Task requirements » Reproduce the data in its entirety, exactly as supplied.

━━━━━━━━━━━━━━━━━━━━━━━━━━━━━━

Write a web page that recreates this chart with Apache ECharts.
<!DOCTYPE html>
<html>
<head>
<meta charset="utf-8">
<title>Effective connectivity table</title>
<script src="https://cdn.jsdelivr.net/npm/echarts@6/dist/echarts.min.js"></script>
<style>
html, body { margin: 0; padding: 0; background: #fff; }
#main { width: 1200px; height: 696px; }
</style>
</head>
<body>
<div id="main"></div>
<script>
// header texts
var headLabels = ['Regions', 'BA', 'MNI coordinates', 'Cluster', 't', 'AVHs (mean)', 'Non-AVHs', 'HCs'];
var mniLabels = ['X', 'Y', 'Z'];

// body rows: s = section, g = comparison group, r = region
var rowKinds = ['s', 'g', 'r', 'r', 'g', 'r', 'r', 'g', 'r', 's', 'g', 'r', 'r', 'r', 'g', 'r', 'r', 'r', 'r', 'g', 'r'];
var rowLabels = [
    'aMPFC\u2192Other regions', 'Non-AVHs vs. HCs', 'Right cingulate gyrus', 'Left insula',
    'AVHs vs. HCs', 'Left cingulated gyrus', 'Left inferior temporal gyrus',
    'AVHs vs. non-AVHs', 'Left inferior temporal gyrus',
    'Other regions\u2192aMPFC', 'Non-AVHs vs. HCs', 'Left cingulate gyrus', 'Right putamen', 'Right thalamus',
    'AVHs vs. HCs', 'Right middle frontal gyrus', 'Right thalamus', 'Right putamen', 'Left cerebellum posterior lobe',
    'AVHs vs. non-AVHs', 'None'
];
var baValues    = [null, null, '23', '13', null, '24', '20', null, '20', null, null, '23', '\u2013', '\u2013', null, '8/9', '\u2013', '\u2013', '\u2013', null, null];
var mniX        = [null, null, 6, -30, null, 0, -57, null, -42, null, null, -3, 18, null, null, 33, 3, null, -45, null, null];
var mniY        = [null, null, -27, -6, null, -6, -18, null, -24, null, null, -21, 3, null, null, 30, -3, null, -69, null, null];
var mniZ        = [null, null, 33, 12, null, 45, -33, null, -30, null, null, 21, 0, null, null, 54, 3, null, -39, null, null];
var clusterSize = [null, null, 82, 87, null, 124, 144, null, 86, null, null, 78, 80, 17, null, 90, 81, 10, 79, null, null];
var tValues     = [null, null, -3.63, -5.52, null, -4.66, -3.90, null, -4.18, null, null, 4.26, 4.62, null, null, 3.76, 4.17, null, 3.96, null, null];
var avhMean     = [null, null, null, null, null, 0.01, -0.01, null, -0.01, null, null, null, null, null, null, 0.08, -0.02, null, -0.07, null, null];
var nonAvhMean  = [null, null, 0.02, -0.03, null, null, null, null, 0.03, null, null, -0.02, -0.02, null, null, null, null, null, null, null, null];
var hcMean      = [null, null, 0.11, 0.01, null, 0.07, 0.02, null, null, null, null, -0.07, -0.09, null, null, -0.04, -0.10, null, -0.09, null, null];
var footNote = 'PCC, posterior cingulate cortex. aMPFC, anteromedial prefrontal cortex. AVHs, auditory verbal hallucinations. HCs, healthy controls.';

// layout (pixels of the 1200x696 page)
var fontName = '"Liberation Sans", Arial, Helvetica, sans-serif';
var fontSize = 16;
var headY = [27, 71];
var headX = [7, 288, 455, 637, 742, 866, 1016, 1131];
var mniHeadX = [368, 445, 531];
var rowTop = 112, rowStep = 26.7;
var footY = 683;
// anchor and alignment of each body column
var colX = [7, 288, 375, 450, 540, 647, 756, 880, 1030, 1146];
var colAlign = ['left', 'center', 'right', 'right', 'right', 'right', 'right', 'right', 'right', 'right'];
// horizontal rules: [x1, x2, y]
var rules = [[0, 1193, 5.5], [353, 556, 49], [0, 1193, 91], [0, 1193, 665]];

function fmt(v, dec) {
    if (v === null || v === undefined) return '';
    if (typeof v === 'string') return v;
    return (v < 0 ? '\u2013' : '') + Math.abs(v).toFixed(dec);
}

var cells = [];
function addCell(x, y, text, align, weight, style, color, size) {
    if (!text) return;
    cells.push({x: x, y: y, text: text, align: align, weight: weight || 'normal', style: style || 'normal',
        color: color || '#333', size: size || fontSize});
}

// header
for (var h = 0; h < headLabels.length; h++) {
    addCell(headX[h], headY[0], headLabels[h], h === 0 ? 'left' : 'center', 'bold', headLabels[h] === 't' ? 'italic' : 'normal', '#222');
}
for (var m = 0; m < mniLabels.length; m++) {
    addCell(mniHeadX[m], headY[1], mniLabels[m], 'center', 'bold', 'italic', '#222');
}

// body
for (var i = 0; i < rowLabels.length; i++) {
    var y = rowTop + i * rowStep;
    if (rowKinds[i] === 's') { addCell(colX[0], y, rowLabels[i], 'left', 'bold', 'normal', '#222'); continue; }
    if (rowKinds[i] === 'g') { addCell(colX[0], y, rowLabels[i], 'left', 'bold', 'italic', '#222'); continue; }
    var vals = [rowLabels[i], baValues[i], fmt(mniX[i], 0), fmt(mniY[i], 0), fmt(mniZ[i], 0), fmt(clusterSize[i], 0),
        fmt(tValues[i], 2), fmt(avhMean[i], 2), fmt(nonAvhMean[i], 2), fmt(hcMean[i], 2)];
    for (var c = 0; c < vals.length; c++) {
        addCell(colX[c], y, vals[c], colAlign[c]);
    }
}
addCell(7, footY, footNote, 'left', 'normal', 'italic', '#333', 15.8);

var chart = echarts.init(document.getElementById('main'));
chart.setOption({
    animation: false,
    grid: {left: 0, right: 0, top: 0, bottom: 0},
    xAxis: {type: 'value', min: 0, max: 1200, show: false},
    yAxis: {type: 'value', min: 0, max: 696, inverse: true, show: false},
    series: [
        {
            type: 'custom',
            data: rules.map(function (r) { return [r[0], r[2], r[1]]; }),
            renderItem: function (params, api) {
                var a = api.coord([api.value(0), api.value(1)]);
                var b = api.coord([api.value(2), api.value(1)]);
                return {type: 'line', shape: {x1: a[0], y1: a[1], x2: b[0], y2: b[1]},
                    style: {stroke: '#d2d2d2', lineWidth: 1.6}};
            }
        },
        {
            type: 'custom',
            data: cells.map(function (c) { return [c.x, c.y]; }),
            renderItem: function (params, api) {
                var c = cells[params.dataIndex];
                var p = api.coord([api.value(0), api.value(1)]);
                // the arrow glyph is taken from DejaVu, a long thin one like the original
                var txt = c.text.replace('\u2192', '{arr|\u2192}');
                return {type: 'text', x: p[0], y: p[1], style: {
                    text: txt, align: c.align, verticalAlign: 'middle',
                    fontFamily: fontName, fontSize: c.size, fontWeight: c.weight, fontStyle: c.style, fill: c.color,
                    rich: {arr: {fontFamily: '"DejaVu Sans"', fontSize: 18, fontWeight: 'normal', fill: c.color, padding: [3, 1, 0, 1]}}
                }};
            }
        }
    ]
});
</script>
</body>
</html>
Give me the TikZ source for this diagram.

━━━━━━━━━━━━━━━━━━━━━━━━━━━━━━

Solution for this exercise »
Write a web page that recreates this chart with Apache ECharts.
<!DOCTYPE html>
<html>
<head>
<meta charset="utf-8">
<title>Effective connectivity table</title>
<script src="https://cdn.jsdelivr.net/npm/echarts@6/dist/echarts.min.js"></script>
<style>
html, body { margin: 0; padding: 0; background: #fff; }
#main { width: 1200px; height: 696px; }
</style>
</head>
<body>
<div id="main"></div>
<script>
// header texts
var headLabels = ['Regions', 'BA', 'MNI coordinates', 'Cluster', 't', 'AVHs (mean)', 'Non-AVHs', 'HCs'];
var mniLabels = ['X', 'Y', 'Z'];

// body rows: s = section, g = comparison group, r = region
var rowKinds = ['s', 'g', 'r', 'r', 'g', 'r', 'r', 'g', 'r', 's', 'g', 'r', 'r', 'r', 'g', 'r', 'r', 'r', 'r', 'g', 'r'];
var rowLabels = [
    'aMPFC\u2192Other regions', 'Non-AVHs vs. HCs', 'Right cingulate gyrus', 'Left insula',
    'AVHs vs. HCs', 'Left cingulated gyrus', 'Left inferior temporal gyrus',
    'AVHs vs. non-AVHs', 'Left inferior temporal gyrus',
    'Other regions\u2192aMPFC', 'Non-AVHs vs. HCs', 'Left cingulate gyrus', 'Right putamen', 'Right thalamus',
    'AVHs vs. HCs', 'Right middle frontal gyrus', 'Right thalamus', 'Right putamen', 'Left cerebellum posterior lobe',
    'AVHs vs. non-AVHs', 'None'
];
var baValues    = [null, null, '23', '13', null, '24', '20', null, '20', null, null, '23', '\u2013', '\u2013', null, '8/9', '\u2013', '\u2013', '\u2013', null, null];
var mniX        = [null, null, 6, -30, null, 0, -57, null, -42, null, null, -3, 18, null, null, 33, 3, null, -45, null, null];
var mniY        = [null, null, -27, -6, null, -6, -18, null, -24, null, null, -21, 3, null, null, 30, -3, null, -69, null, null];
var mniZ        = [null, null, 33, 12, null, 45, -33, null, -30, null, null, 21, 0, null, null, 54, 3, null, -39, null, null];
var clusterSize = [null, null, 82, 87, null, 124, 144, null, 86, null, null, 78, 80, 17, null, 90, 81, 10, 79, null, null];
var tValues     = [null, null, -3.63, -5.52, null, -4.66, -3.90, null, -4.18, null, null, 4.26, 4.62, null, null, 3.76, 4.17, null, 3.96, null, null];
var avhMean     = [null, null, null, null, null, 0.01, -0.01, null, -0.01, null, null, null, null, null, null, 0.08, -0.02, null, -0.07, null, null];
var nonAvhMean  = [null, null, 0.02, -0.03, null, null, null, null, 0.03, null, null, -0.02, -0.02, null, null, null, null, null, null, null, null];
var hcMean      = [null, null, 0.11, 0.01, null, 0.07, 0.02, null, null, null, null, -0.07, -0.09, null, null, -0.04, -0.10, null, -0.09, null, null];
var footNote = 'PCC, posterior cingulate cortex. aMPFC, anteromedial prefrontal cortex. AVHs, auditory verbal hallucinations. HCs, healthy controls.';

// layout (pixels of the 1200x696 page)
var fontName = '"Liberation Sans", Arial, Helvetica, sans-serif';
var fontSize = 16;
var headY = [27, 71];
var headX = [7, 288, 455, 637, 742, 866, 1016, 1131];
var mniHeadX = [368, 445, 531];
var rowTop = 112, rowStep = 26.7;
var footY = 683;
// anchor and alignment of each body column
var colX = [7, 288, 375, 450, 540, 647, 756, 880, 1030, 1146];
var colAlign = ['left', 'center', 'right', 'right', 'right', 'right', 'right', 'right', 'right', 'right'];
// horizontal rules: [x1, x2, y]
var rules = [[0, 1193, 5.5], [353, 556, 49], [0, 1193, 91], [0, 1193, 665]];

function fmt(v, dec) {
    if (v === null || v === undefined) return '';
    if (typeof v === 'string') return v;
    return (v < 0 ? '\u2013' : '') + Math.abs(v).toFixed(dec);
}

var cells = [];
function addCell(x, y, text, align, weight, style, color, size) {
    if (!text) return;
    cells.push({x: x, y: y, text: text, align: align, weight: weight || 'normal', style: style || 'normal',
        color: color || '#333', size: size || fontSize});
}

// header
for (var h = 0; h < headLabels.length; h++) {
    addCell(headX[h], headY[0], headLabels[h], h === 0 ? 'left' : 'center', 'bold', headLabels[h] === 't' ? 'italic' : 'normal', '#222');
}
for (var m = 0; m < mniLabels.length; m++) {
    addCell(mniHeadX[m], headY[1], mniLabels[m], 'center', 'bold', 'italic', '#222');
}

// body
for (var i = 0; i < rowLabels.length; i++) {
    var y = rowTop + i * rowStep;
    if (rowKinds[i] === 's') { addCell(colX[0], y, rowLabels[i], 'left', 'bold', 'normal', '#222'); continue; }
    if (rowKinds[i] === 'g') { addCell(colX[0], y, rowLabels[i], 'left', 'bold', 'italic', '#222'); continue; }
    var vals = [rowLabels[i], baValues[i], fmt(mniX[i], 0), fmt(mniY[i], 0), fmt(mniZ[i], 0), fmt(clusterSize[i], 0),
        fmt(tValues[i], 2), fmt(avhMean[i], 2), fmt(nonAvhMean[i], 2), fmt(hcMean[i], 2)];
    for (var c = 0; c < vals.length; c++) {
        addCell(colX[c], y, vals[c], colAlign[c]);
    }
}
addCell(7, footY, footNote, 'left', 'normal', 'italic', '#333', 15.8);

var chart = echarts.init(document.getElementById('main'));
chart.setOption({
    animation: false,
    grid: {left: 0, right: 0, top: 0, bottom: 0},
    xAxis: {type: 'value', min: 0, max: 1200, show: false},
    yAxis: {type: 'value', min: 0, max: 696, inverse: true, show: false},
    series: [
        {
            type: 'custom',
            data: rules.map(function (r) { return [r[0], r[2], r[1]]; }),
            renderItem: function (params, api) {
                var a = api.coord([api.value(0), api.value(1)]);
                var b = api.coord([api.value(2), api.value(1)]);
                return {type: 'line', shape: {x1: a[0], y1: a[1], x2: b[0], y2: b[1]},
                    style: {stroke: '#d2d2d2', lineWidth: 1.6}};
            }
        },
        {
            type: 'custom',
            data: cells.map(function (c) { return [c.x, c.y]; }),
            renderItem: function (params, api) {
                var c = cells[params.dataIndex];
                var p = api.coord([api.value(0), api.value(1)]);
                // the arrow glyph is taken from DejaVu, a long thin one like the original
                var txt = c.text.replace('\u2192', '{arr|\u2192}');
                return {type: 'text', x: p[0], y: p[1], style: {
                    text: txt, align: c.align, verticalAlign: 'middle',
                    fontFamily: fontName, fontSize: c.size, fontWeight: c.weight, fontStyle: c.style, fill: c.color,
                    rich: {arr: {fontFamily: '"DejaVu Sans"', fontSize: 18, fontWeight: 'normal', fill: c.color, padding: [3, 1, 0, 1]}}
                }};
            }
        }
    ]
});
</script>
</body>
</html>
Give me the TikZ source for this diagram.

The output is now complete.